Tom Kelley from IDEO. He has done a remarkable job there. When it comes to accomplishing what you want to achieve, Steve Jobs, even though it’s a cliche. As for imagination, Stanley Kubrick, but not his management style
9. What’s a trip that changed you?
Iceland. You see nature that is so raw. You feel like you’re on a young continent. I found that very inspiring, just being there. Iceland feels like a different world. The nature had a very humbling effect on me, everything feels very pure there.
10. What inspires you?
My mom does. She is such a strong woman. She has dealt with her life and raised my brother and me in a remarkable way. Courage is something that drives me and inspires me when I see that in people. Friendship inspires me and being exposed to beautiful things, whether it’s on a hike or in a gallery.
11. What was your first business idea and what did you do with it?
My first business idea was a reverse option platform -- to buy up electronics and the price would constantly fall, low enough that people would start to buy. We bootstrapped, and it was not very successful.
12. What was an early job that taught you something important or useful?
I was in the army in Germany -- at the time, after school, you still had compulsory service, either the army or civil service. What I learned during that time is where my personal limits are. If you think you’re tired, you can go a lot further. You can endure a lot more cold that you assume. The most interesting thing is finding your real limits versus your comfortable limits.
13. What’s the best advice you ever took?
You have to treat people with the highest level of respect. Being humble, treating other how you like to be treated is the best advice.
14. What's the worst piece of advice you ever got?
To be like someone else. I see that happening a lot in college when everyone has to fit into one thing. It’s totally okay to have a different playbook. Just listen to your heart and try to find what you want to do and the people that support you. That’s the answer.
15. What’s a productivity tip you swear by?
I go to the gym every morning. It is the opposite of what I do in evening. In the mornings I like to prepare for the day. Channeling my energy into sports leaves just the right amount of energy and passion for work.
16. Is there an app or tool you use in a surprising way to get things done or stay on track?
I use Clear; it’s a to-do list app. I also send myself emails. But I’m not really good at organizing time, so it helps me have a chief of staff to work with and to get things done. My advice is to figure out what you’re strong at and what you’re not. Having a team that does that [fills in the gaps] has freed up a lot of my time to spend more time doing the things I love.
17. What does work-life balance mean to you?
You can only be at your best if you have something that grounds you. It can be friends, a partner, a hobby, just something else that you do. It’s so important that one finds a balance.

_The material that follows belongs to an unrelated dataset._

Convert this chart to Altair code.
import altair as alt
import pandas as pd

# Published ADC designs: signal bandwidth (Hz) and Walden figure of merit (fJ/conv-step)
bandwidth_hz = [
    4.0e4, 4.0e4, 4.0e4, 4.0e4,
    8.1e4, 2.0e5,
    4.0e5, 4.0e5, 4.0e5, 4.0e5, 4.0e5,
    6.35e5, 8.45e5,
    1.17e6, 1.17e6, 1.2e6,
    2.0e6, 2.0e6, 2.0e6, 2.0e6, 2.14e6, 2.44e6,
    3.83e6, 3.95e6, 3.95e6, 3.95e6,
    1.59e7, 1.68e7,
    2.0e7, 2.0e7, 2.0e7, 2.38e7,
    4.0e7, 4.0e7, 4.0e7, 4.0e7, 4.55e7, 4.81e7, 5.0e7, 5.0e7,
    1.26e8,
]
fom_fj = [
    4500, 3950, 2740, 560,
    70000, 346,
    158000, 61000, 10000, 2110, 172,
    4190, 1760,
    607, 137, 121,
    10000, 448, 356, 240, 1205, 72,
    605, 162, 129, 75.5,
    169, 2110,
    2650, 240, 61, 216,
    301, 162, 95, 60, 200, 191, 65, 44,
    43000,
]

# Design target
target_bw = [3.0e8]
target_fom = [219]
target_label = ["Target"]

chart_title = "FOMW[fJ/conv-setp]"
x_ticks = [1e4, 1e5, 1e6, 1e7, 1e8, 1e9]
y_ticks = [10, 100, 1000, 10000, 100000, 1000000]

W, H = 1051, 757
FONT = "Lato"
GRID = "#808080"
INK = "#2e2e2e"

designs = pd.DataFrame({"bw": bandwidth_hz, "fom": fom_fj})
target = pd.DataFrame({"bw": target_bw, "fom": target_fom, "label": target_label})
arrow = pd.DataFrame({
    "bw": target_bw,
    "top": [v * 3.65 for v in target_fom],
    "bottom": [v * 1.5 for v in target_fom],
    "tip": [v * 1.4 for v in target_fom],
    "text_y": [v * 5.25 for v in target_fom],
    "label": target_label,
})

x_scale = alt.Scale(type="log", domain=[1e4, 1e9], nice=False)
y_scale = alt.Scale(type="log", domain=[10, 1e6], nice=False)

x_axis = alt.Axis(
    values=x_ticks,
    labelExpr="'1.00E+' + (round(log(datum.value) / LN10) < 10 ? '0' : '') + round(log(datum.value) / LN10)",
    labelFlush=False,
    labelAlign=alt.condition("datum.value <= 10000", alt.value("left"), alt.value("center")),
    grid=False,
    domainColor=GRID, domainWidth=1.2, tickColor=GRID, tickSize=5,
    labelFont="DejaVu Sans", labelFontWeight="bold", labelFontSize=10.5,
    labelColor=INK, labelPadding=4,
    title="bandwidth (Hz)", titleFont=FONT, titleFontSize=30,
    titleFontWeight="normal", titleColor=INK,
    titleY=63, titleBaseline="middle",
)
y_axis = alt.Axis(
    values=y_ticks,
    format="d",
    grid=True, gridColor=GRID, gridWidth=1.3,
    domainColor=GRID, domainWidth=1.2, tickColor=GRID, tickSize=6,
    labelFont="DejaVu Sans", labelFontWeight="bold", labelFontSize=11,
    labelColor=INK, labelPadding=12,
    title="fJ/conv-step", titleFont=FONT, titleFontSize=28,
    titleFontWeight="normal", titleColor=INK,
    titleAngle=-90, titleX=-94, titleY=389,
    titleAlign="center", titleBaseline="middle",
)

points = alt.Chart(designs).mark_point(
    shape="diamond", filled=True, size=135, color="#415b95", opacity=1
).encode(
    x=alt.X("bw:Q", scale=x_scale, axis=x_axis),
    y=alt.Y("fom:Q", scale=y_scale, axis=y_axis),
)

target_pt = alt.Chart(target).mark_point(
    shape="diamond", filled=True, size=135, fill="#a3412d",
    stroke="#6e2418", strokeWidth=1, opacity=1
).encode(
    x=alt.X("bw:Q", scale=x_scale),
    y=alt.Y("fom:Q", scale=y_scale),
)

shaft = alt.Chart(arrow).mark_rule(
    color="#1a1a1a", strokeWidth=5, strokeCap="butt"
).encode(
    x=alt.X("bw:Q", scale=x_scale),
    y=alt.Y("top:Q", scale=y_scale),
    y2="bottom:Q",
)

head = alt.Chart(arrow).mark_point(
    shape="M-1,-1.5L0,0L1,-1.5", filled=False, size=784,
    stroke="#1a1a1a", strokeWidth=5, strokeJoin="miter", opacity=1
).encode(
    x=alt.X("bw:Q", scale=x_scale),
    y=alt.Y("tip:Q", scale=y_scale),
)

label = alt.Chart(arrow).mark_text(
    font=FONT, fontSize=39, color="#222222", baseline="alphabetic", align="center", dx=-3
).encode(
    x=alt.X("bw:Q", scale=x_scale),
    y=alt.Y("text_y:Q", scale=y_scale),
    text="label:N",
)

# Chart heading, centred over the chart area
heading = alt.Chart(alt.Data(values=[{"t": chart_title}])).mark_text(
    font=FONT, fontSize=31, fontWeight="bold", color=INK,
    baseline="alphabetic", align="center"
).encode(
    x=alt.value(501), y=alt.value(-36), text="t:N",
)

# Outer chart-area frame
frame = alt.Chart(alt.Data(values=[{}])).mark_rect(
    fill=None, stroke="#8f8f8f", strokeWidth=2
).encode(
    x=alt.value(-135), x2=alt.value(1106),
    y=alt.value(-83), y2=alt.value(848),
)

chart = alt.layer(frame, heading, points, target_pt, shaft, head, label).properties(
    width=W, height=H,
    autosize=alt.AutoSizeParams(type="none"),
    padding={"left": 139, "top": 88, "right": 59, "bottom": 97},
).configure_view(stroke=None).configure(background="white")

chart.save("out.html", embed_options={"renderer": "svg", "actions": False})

Related: 3 Keys to a Smooth Work-Life Balance
18. How do you prevent burnout?
When I feel that I’m running on low flames, spending time by myself sets my compass straight. Personal reflection is so important.
19. When you’re faced with a creativity block, what’s your strategy to get innovating?
You have to do something completely different. Do something you love, go outside, walk around. If you’re not getting anything done, you may as well spend an hour outside the office.
20. What are you learning now?
I’m learning right now to really work with a large group of people. While they all have the company in mind, they also have personal goals for their personal lives and careers. I find it fascinating to discover that and help people succeed in both.
One of the questions I ask in every interview is how can the company help them develop on a personal level? I think it’s a duty that we have. Someone who wants to work here for four years can take things from the company and those lessons can help him achieve goals and dreams in the future.